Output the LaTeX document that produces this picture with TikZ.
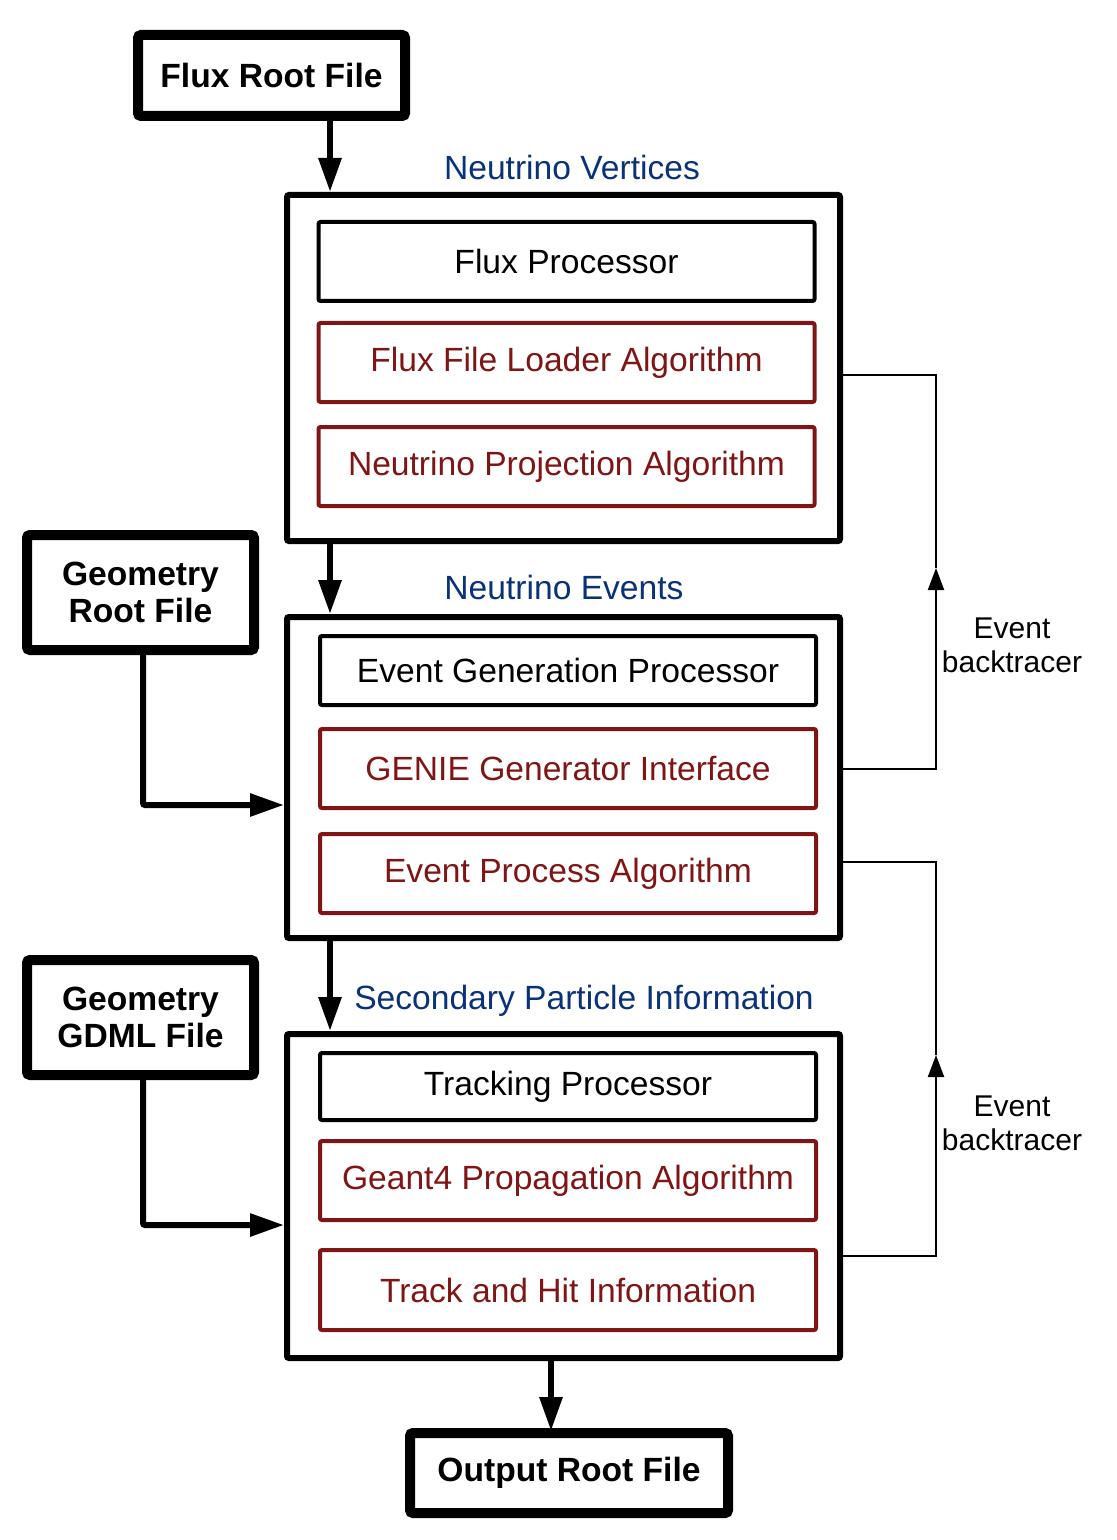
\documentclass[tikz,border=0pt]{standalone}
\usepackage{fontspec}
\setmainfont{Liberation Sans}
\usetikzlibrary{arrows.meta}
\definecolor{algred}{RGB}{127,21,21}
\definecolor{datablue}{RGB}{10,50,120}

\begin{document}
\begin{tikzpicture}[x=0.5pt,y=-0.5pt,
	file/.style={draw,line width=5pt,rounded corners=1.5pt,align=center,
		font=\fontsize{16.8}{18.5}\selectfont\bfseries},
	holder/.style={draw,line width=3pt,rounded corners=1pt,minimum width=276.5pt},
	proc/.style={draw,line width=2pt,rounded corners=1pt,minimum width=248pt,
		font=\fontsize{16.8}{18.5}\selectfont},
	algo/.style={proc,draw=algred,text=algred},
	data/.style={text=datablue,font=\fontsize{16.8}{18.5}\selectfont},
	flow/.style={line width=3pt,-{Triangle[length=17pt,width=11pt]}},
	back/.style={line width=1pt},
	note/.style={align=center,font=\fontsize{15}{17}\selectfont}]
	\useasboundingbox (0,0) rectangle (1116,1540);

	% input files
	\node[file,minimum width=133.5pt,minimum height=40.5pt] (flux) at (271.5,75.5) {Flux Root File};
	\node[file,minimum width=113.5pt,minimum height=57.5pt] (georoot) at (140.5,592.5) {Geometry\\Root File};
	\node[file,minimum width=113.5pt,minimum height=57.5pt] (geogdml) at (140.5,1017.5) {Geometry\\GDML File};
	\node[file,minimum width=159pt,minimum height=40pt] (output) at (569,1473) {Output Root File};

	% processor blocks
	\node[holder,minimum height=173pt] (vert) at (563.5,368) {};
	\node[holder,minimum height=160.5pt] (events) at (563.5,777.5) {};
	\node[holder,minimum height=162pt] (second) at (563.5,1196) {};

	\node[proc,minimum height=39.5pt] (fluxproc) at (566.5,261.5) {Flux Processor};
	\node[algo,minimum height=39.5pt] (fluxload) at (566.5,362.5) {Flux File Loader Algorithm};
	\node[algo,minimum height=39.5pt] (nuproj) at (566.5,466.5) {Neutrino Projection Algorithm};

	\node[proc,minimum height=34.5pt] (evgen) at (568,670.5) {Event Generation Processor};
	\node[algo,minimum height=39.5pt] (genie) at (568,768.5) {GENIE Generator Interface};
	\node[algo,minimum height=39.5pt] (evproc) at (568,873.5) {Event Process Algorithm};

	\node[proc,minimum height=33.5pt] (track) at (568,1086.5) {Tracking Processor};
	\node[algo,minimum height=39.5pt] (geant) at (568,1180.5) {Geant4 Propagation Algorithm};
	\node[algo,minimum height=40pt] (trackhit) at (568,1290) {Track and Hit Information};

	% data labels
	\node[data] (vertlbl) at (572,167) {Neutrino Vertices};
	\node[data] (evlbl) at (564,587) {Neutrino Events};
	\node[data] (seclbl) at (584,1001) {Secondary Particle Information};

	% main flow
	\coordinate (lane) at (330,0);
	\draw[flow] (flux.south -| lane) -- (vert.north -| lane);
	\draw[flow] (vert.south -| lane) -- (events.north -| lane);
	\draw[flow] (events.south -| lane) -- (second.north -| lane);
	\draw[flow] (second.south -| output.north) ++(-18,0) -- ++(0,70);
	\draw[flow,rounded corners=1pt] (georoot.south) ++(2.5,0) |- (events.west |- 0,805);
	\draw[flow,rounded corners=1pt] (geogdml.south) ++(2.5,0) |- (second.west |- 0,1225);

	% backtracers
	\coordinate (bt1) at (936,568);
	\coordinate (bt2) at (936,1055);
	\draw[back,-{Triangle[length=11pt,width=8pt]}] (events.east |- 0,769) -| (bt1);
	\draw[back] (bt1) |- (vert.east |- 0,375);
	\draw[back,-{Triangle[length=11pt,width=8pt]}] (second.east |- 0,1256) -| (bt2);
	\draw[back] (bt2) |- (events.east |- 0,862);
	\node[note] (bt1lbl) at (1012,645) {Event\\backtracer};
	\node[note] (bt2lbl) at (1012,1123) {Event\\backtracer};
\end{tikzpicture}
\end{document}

========================================

GIVEN TASK →
Please restate the material above line by line, exactly, beginning at its first line and ending with the line that contains "width=159pt,minimum height=40pt] (output)", without any pictures.

SOLUTION TO THIS TASK →
Output the LaTeX document that produces this picture with TikZ.
\documentclass[tikz,border=0pt]{standalone}
\usepackage{fontspec}
\setmainfont{Liberation Sans}
\usetikzlibrary{arrows.meta}
\definecolor{algred}{RGB}{127,21,21}
\definecolor{datablue}{RGB}{10,50,120}

\begin{document}
\begin{tikzpicture}[x=0.5pt,y=-0.5pt,
	file/.style={draw,line width=5pt,rounded corners=1.5pt,align=center,
		font=\fontsize{16.8}{18.5}\selectfont\bfseries},
	holder/.style={draw,line width=3pt,rounded corners=1pt,minimum width=276.5pt},
	proc/.style={draw,line width=2pt,rounded corners=1pt,minimum width=248pt,
		font=\fontsize{16.8}{18.5}\selectfont},
	algo/.style={proc,draw=algred,text=algred},
	data/.style={text=datablue,font=\fontsize{16.8}{18.5}\selectfont},
	flow/.style={line width=3pt,-{Triangle[length=17pt,width=11pt]}},
	back/.style={line width=1pt},
	note/.style={align=center,font=\fontsize{15}{17}\selectfont}]
	\useasboundingbox (0,0) rectangle (1116,1540);

	% input files
	\node[file,minimum width=133.5pt,minimum height=40.5pt] (flux) at (271.5,75.5) {Flux Root File};
	\node[file,minimum width=113.5pt,minimum height=57.5pt] (georoot) at (140.5,592.5) {Geometry\\Root File};
	\node[file,minimum width=113.5pt,minimum height=57.5pt] (geogdml) at (140.5,1017.5) {Geometry\\GDML File};
	\node[file,minimum width=159pt,minimum height=40pt] (output) at (569,1473) {Output Root File};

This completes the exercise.